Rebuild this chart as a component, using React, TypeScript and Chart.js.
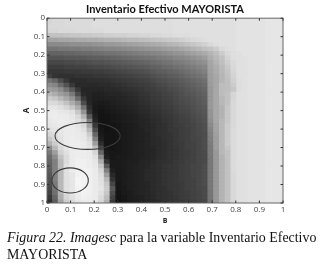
import React, { useEffect, useRef } from "react";
import { Chart, registerables } from "chart.js";

Chart.register(...registerables);

const chartTitle = "Inventario Efectivo MAYORISTA";
const xAxisLabel = "B";
const yAxisLabel = "A";
const tickValues = [0, 0.1, 0.2, 0.3, 0.4, 0.5, 0.6, 0.7, 0.8, 0.9, 1];
// ellipse annotations: [B centre, A centre, B radius, A radius]
const ellipseLarge = [0.172, 0.637, 0.138, 0.073];
const ellipseSmall = [0.098, 0.878, 0.077, 0.068];

// brightness (percent) of each cell, one array per row of A
const r00 = [84,85,85,86,86,86,86,86,87,87,87,87,87,87,87,87,87,87,87,87,87,87,88,88,88,88,88,88,88,88,88,88,88,89,89,89,89,89,90,90,90];
const r01 = [85,85,85,86,86,86,86,86,87,87,87,87,87,87,87,87,87,87,87,87,87,87,88,88,88,88,88,88,88,88,88,88,88,89,89,89,89,89,90,90,90];
const r02 = [84,84,85,85,85,86,86,86,86,86,87,87,87,87,87,87,87,87,87,87,87,87,88,88,88,88,88,88,88,88,88,88,88,89,89,89,89,89,90,90,90];
const r03 = [76,76,76,77,78,78,79,79,80,80,81,81,82,82,83,83,84,84,85,85,86,86,87,87,87,88,88,88,88,88,88,88,88,89,89,89,89,89,90,90,90];
const r04 = [64,64,65,65,66,67,67,68,68,69,70,70,71,72,73,73,74,75,76,77,78,79,80,81,83,85,86,87,88,88,88,88,88,89,89,89,89,89,90,90,90];
const r05 = [54,54,54,55,56,56,57,57,58,59,60,60,61,62,63,64,65,66,67,68,69,71,72,74,76,78,80,82,85,87,88,88,88,89,89,89,89,89,90,90,90];
const r06 = [46,46,47,47,48,48,49,49,50,51,52,52,53,54,55,56,57,58,59,60,62,63,64,66,68,70,72,75,77,80,85,87,88,89,89,89,89,89,90,90,90];
const r07 = [39,39,39,40,40,41,42,42,43,44,45,45,46,47,48,49,50,51,52,53,55,56,58,59,61,63,65,67,71,75,80,85,87,88,89,89,89,89,90,90,90];
const r08 = [33,33,33,34,34,35,35,36,37,37,38,39,40,41,42,43,44,45,46,48,49,50,52,53,55,57,59,61,68,72,76,83,87,88,88,89,89,89,90,90,90];
const r09 = [28,28,28,29,29,30,30,31,32,32,33,34,35,36,37,38,39,40,42,43,45,46,48,49,51,53,55,57,65,70,75,81,86,88,88,89,89,89,90,90,90];
const r10 = [24,24,24,25,25,26,26,27,28,28,29,30,31,32,33,34,35,36,38,39,41,42,44,45,47,49,51,53,64,68,73,79,85,88,88,89,89,89,90,90,90];
const r11 = [21,21,21,22,22,22,23,23,24,24,25,26,27,28,29,30,31,32,34,36,37,39,40,42,44,46,48,50,63,67,72,77,84,88,88,89,89,89,90,90,90];
const r12 = [25,20,19,19,19,20,20,20,21,21,22,23,24,25,26,27,28,29,31,33,34,36,37,39,41,43,45,47,62,66,71,76,83,88,88,89,89,89,90,90,90];
const r13 = [45,40,30,22,17,17,17,18,18,18,19,20,21,22,23,24,25,26,28,30,31,33,34,36,38,40,42,44,62,65,71,75,82,87,88,89,89,89,90,90,90];
const r14 = [55,52,42,32,22,16,16,16,16,17,17,18,19,20,21,22,23,24,26,28,29,31,32,34,36,38,40,42,61,66,74,75,80,87,88,89,89,89,90,90,90];
const r15 = [62,60,55,45,35,22,15,15,15,15,16,16,17,18,19,20,21,23,24,26,27,29,30,32,34,36,38,40,60,66,74,75,78,87,88,89,89,89,90,90,90];
const r16 = [72,68,62,58,48,30,16,14,13,13,14,15,15,16,17,18,20,21,23,24,26,27,29,31,33,34,36,38,60,66,74,76,84,88,88,89,89,89,90,90,90];
const r17 = [80,78,72,66,58,42,22,14,12,12,13,13,14,15,16,17,19,20,22,23,25,26,28,30,31,33,35,37,60,66,72,76,84,88,88,89,89,89,90,90,90];
const r18 = [86,85,82,76,68,58,30,15,11,10,11,12,13,14,15,16,18,19,21,22,24,25,27,29,30,32,34,36,60,66,72,76,85,88,88,89,89,89,90,90,90];
const r19 = [90,90,88,84,78,68,45,18,10,9,10,11,12,13,14,15,17,18,20,21,23,24,26,28,29,31,33,35,60,66,70,78,85,88,88,89,89,89,90,90,90];
const r20 = [92,92,91,90,88,78,58,22,10,8,9,10,11,12,13,14,16,17,19,20,22,23,25,27,28,30,32,34,58,66,70,78,85,88,88,89,89,89,90,90,90];
const r21 = [92,93,92,92,90,85,70,35,12,8,8,9,10,11,12,13,15,16,18,19,21,22,24,26,27,29,31,33,58,66,70,78,85,88,88,89,89,89,90,90,90];
const r22 = [91,92,93,92,91,88,80,50,14,8,8,9,10,11,12,13,14,15,17,18,20,21,23,25,26,28,30,32,56,66,72,78,85,88,88,89,89,89,90,90,90];
const r23 = [90,91,92,92,92,90,85,62,22,8,7,8,9,10,11,12,14,15,16,18,19,21,23,24,26,27,29,31,54,64,72,80,85,88,88,89,89,89,90,90,90];
const r24 = [88,89,91,92,92,91,88,72,30,9,7,8,9,10,11,12,13,15,16,18,19,21,22,24,25,27,29,31,52,64,72,80,86,88,88,89,89,89,90,90,90];
const r25 = [84,86,90,92,92,92,90,80,40,10,8,8,9,10,11,12,13,14,16,18,19,20,22,24,25,27,29,30,51,63,72,80,86,88,88,89,89,89,90,90,90];
const r26 = [78,84,89,92,93,92,91,85,50,12,8,8,9,10,11,12,13,14,16,17,19,20,22,24,25,27,28,30,50,62,72,80,86,88,88,89,89,89,90,90,90];
const r27 = [70,80,88,92,93,93,92,88,62,18,8,8,9,10,11,12,13,14,16,17,18,20,22,23,25,26,28,30,49,62,72,80,86,88,88,89,89,89,90,90,90];
const r28 = [55,72,85,90,93,93,92,90,74,28,9,8,9,10,11,12,13,14,15,17,18,20,21,23,25,26,28,30,48,62,72,78,86,88,88,89,89,89,90,90,90];
const r29 = [48,62,82,88,92,93,93,92,84,40,10,9,9,10,11,12,13,14,15,17,18,20,21,23,24,26,28,29,48,60,72,76,86,88,88,89,89,89,90,90,90];
const r30 = [42,55,76,86,92,93,93,92,88,55,12,9,10,10,11,12,13,14,15,17,18,20,21,23,24,26,28,29,47,60,70,76,86,88,88,89,89,89,90,90,90];
const r31 = [40,50,72,86,92,94,94,93,90,68,20,10,10,11,12,12,14,15,16,18,19,20,22,23,25,26,28,29,47,60,70,76,86,88,88,89,89,89,90,90,90];
const r32 = [38,50,72,88,92,94,94,93,91,78,35,10,10,11,12,13,14,15,17,18,20,21,22,24,25,27,28,30,47,60,70,76,86,88,88,89,89,89,90,90,90];
const r33 = [36,50,72,88,92,95,94,94,92,84,50,12,10,11,12,13,14,16,17,18,20,21,22,24,25,27,28,30,47,60,70,76,86,88,88,89,89,89,90,90,90];
const r34 = [34,50,72,88,90,95,95,94,92,87,62,16,10,11,12,13,14,16,17,18,20,21,22,24,25,27,28,30,47,60,70,76,85,88,88,89,89,89,90,90,90];
const r35 = [32,50,72,88,90,96,95,94,92,88,72,20,10,11,12,13,14,16,17,18,20,21,22,24,25,26,28,30,47,60,70,76,85,88,88,89,89,89,90,90,90];
const r36 = [30,48,72,88,90,96,95,94,92,89,78,28,9,11,12,13,14,15,17,18,20,21,22,23,25,26,28,30,47,60,70,76,85,88,88,89,89,89,90,90,90];
const r37 = [28,46,72,88,90,95,95,94,92,90,80,35,9,10,12,13,14,15,17,18,19,21,22,23,25,26,28,29,47,60,70,76,85,88,88,89,89,89,90,90,90];
const r38 = [26,44,70,86,90,93,95,94,92,88,78,30,8,10,11,13,14,15,16,18,19,20,22,23,24,26,27,29,46,60,70,76,85,88,88,89,89,89,90,90,90];
const r39 = [22,40,68,84,88,92,94,93,92,86,74,26,8,9,11,12,13,15,16,18,19,20,21,23,24,26,27,29,46,60,70,76,85,88,88,89,89,89,90,90,90];
const r40 = [18,36,64,80,86,90,92,92,90,84,70,22,7,9,11,12,13,15,16,17,19,20,21,22,24,25,27,28,45,60,70,76,85,88,88,89,89,89,90,90,90];
const rows = [r00,r01,r02,r03,r04,r05,r06,r07,r08,r09,r10,r11,r12,r13,r14,r15,r16,r17,r18,r19,r20,r21,r22,r23,r24,r25,r26,r27,r28,r29,r30,r31,r32,r33,r34,r35,r36,r37,r38,r39,r40];

const gray = (p: number) => {
  const v = Math.round((p / 100) * 255);
  return `rgb(${v},${v},${v})`;
};

const frame = {
  id: "frame",
  afterDatasetsDraw(chart: any) {
    const { ctx, chartArea: a, scales } = chart;
    ctx.save();
    ctx.strokeStyle = "#666";
    ctx.lineWidth = 1;
    ctx.strokeRect(a.left, a.top, a.right - a.left, a.bottom - a.top);
    ctx.strokeStyle = "#333";
    ctx.beginPath();
    for (const t of tickValues) {
      const x = scales.x.getPixelForValue(t);
      const y = scales.y.getPixelForValue(t);
      ctx.moveTo(x, a.top); ctx.lineTo(x, a.top + 2.5);
      ctx.moveTo(x, a.bottom); ctx.lineTo(x, a.bottom - 2.5);
      ctx.moveTo(a.left, y); ctx.lineTo(a.left + 2.5, y);
      ctx.moveTo(a.right, y); ctx.lineTo(a.right - 2.5, y);
    }
    ctx.stroke();
    ctx.strokeStyle = "#3c3c3c";
    ctx.lineWidth = 1.1;
    for (const [b, s, rb, rs] of [ellipseLarge, ellipseSmall]) {
      const cx = scales.x.getPixelForValue(b);
      const cy = scales.y.getPixelForValue(s);
      const rx = Math.abs(scales.x.getPixelForValue(b + rb) - cx);
      const ry = Math.abs(scales.y.getPixelForValue(s + rs) - cy);
      ctx.beginPath();
      ctx.ellipse(cx, cy, rx, ry, 0, 0, Math.PI * 2);
      ctx.stroke();
    }
    ctx.restore();
  },
};

export default function App() {
  const ref = useRef<HTMLCanvasElement>(null);
  useEffect(() => {
    const n = rows[0].length;
    const m = rows.length;
    const tickFont = { family: "'Open Sans'", size: 8 };
    const chart = new Chart(ref.current!, {
      type: "bar",
      data: {
        datasets: rows.map((row, j) => ({
          data: row.map((_, i) => ({ x: (i + 0.5) / n, y: [j / m, Math.min(1, (j + 1.3) / m)] })),
          backgroundColor: row.map(gray),
          borderWidth: 0,
          inflateAmount: 0,
          grouped: false,
          barPercentage: 1.25,
          categoryPercentage: 1,
        })),
      },
      options: {
        animation: false,
        responsive: false,
        layout: { padding: { left: 0, right: 38, bottom: 40, top: 0 } },
        plugins: {
          legend: { display: false },
          tooltip: { enabled: false },
          title: {
            display: true,
            text: chartTitle,
            color: "#111",
            fullSize: false,
            font: { family: "Lato", size: 11, weight: "bold" },
            padding: { top: 3, bottom: 2 },
          },
        },
        scales: {
          x: {
            type: "linear",
            offset: false,
            min: 0,
            max: 1,
            grid: { display: false, drawTicks: false },
            border: { display: false },
            afterBuildTicks: (s: any) => { s.ticks = tickValues.map((value) => ({ value })); },
            ticks: { color: "#444", font: tickFont, maxRotation: 0, padding: 2, callback: (v: any) => String(v) },
            title: { display: true, text: xAxisLabel, color: "#222", font: { family: "'Open Sans'", size: 7, weight: "bold" }, padding: 0 },
          },
          y: {
            reverse: true,
            min: 0,
            max: 1,
            grid: { display: false, drawTicks: false },
            border: { display: false },
            afterBuildTicks: (s: any) => { s.ticks = tickValues.map((value) => ({ value })); },
            afterFit: (s: any) => { s.width = 47; },
            ticks: { color: "#444", font: tickFont, padding: 2, callback: (v: any) => String(v) },
            title: { display: true, text: yAxisLabel, color: "#222", font: { family: "'Open Sans'", size: 8, weight: "bold" }, padding: { top: 22, bottom: 0 } },
          },
        },
      },
      plugins: [frame],
    } as any);
    return () => chart.destroy();
  }, []);
  return (
    <div style={{ position: "absolute", left: 0, top: 0, width: 321, height: 265, background: "#fff", overflow: "hidden" }}>
      <canvas ref={ref} width={321} height={265} style={{ display: "block", filter: "blur(0.35px)" }} />
      <div style={{ position: "absolute", left: 7, top: 229, width: 314, fontFamily: "'Liberation Serif'", fontSize: 13.9, lineHeight: "17px", color: "#111", whiteSpace: "nowrap" }}>
        <i>Figura 22. Imagesc</i> para la variable Inventario Efectivo
        <br />
        MAYORISTA
      </div>
    </div>
  );
}
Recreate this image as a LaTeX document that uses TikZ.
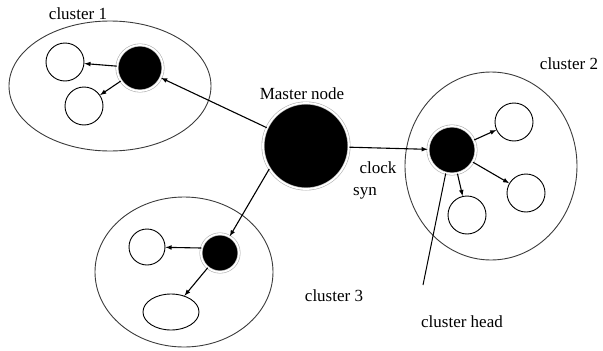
\documentclass[tikz,border=0pt]{standalone}
\usepackage{fontspec}
\setmainfont{Liberation Serif}
\usepackage{tikz}
\usetikzlibrary{shapes.geometric, arrows, positioning, calc}
\definecolor{cllgray}{RGB}{60,60,60}
\definecolor{halogray}{RGB}{175,175,175}

\begin{document}
\begin{tikzpicture}[x=1pt,y=-1pt,
  member/.style={draw=black,circle,fill=white,inner sep=0pt,minimum size=38pt,line width=0.9pt},
  head/.style={circle,fill=black,inner sep=0pt,draw=halogray,double=white,double distance=1.8pt,line width=0.6pt},
  link/.style={-latex,line width=1.1pt},
  lbl/.style={font=\fontsize{17}{19}\selectfont,inner sep=0pt}]
\useasboundingbox (0,0) rectangle (603,351);
% clusters
\draw[cllgray,line width=0.9pt] (110,86) ellipse (101pt and 65pt);
\draw[cllgray,line width=0.9pt] (491,166) ellipse (86pt and 94pt);
\draw[cllgray,line width=0.9pt] (184,272) ellipse (89pt and 75pt);
% master
\node[head,minimum size=86pt] (master) at (306,146) {};
\node[lbl] at (302,94) {Master node};
% cluster 1
\node[head,minimum size=46pt] (h1) at (140,68) {};
\node[member] (a1) at (65,62) {};
\node[member] (b1) at (84,106) {};
\node[lbl] at (78,14) {cluster 1};
% cluster 2
\node[head,minimum size=48pt] (h2) at (452,150) {};
\node[member] (a2) at (514,122) {};
\node[member] (b2) at (526,193) {};
\node[member] (c2) at (467,215) {};
\node[lbl] at (569,64) {cluster 2};
% cluster 3
\node[head,minimum size=38pt] (h3) at (220,253) {};
\node[member,minimum size=36pt] (a3) at (147,247) {};
\node[draw=black,ellipse,minimum width=56pt,minimum height=36pt,inner sep=0pt,line width=0.9pt] (b3) at (171,312) {};
\node[lbl] at (334,296) {cluster 3};
% links
\draw[link] (master.155) -- (h1);
\draw[link] (master) -- (h2);
\draw[link] (master.212) -- (h3);
\draw[link] (h1) -- (a1);
\draw[link] (h1) -- (b1);
\draw[link] (h2) -- (a2);
\draw[link] (h2) -- (b2);
\draw[link] (h2) -- (c2);
\draw[link] (h3.165) -- (a3);
\draw[link] (h3) -- (b3);
\node[lbl] at (378,168) {clock};
\node[lbl] at (365,193) {syn};
% cluster head pointer
\node[lbl] (chead) at (462,322) {cluster head};
\coordinate (cend) at (423,285);
\draw[line width=1pt] (h2.255) -- (cend);
\end{tikzpicture}
\end{document}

__What you have to do__
Reproduce only the lines running from the beginning of the entries above to the line holding "const ellipseSmall = [0.098, 0.878, 0.077, 0.068];", inclusive. Pictures stay out of the copy.

__Complete output__
Rebuild this chart as a component, using React, TypeScript and Chart.js.
import React, { useEffect, useRef } from "react";
import { Chart, registerables } from "chart.js";

Chart.register(...registerables);

const chartTitle = "Inventario Efectivo MAYORISTA";
const xAxisLabel = "B";
const yAxisLabel = "A";
const tickValues = [0, 0.1, 0.2, 0.3, 0.4, 0.5, 0.6, 0.7, 0.8, 0.9, 1];
// ellipse annotations: [B centre, A centre, B radius, A radius]
const ellipseLarge = [0.172, 0.637, 0.138, 0.073];
const ellipseSmall = [0.098, 0.878, 0.077, 0.068];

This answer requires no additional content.